By Jo Best, 20 January 2004 14:05
NEWS France Telecom has announced that it is to shed 14,500 jobs internationally – seven per cent of its total workforce - in an attempt to lever itself out of debt.
The bulk of the cuts will be shared between France Telecom staff in France and in Poland, where the telco has a substantial interest in local carrier TPSA.
It's hoped that the jobs will go through early retirement, reassignment to other areas in the French civil service and natural staff turnover. The company currently has no plans for redundancies, according to France Telecom's CEO, Thierry Breton, who announced the job cuts to unions yesterday.
Breton has previously declared his aim of cutting the France Telecom workforce by over 22,000 by 2005. It's thought the radical shake-up at the state-controlled telco comes in response to the company's not-insignificant debts.

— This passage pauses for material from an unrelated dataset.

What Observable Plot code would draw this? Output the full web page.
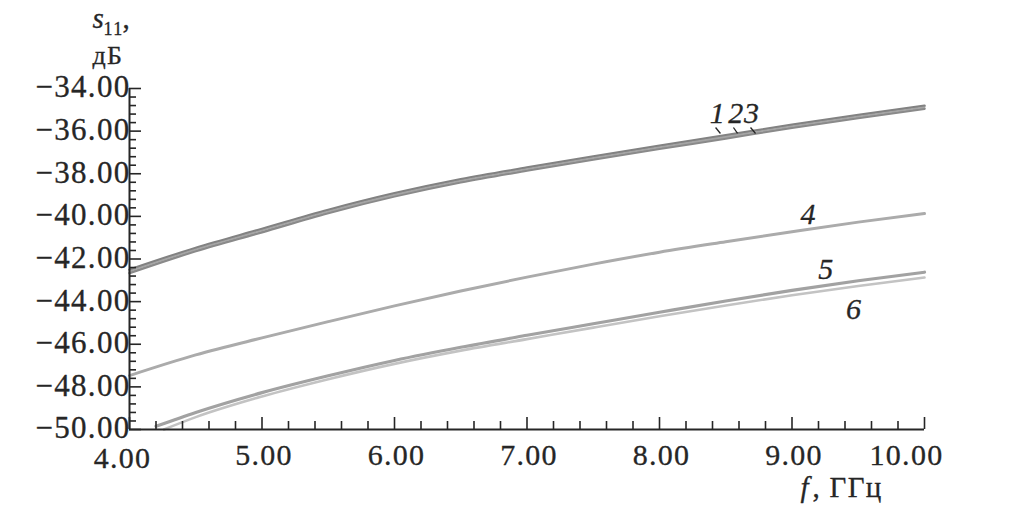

At last count, France Telecom had landed itself with around £34bn of debt, following a spending spree that saw it buy up mobile operator Orange for £38bn and invest in several R&D acquisitions for its ISP, Wanadoo, at the height of the dot-com boom.
A law recently passed in France that removed the obligation for the government to retain a majority stake in the company - it currently owns 53 per cent - could see the French authorities pull out of the operator, allowing greater freedom in managing its financial affairs.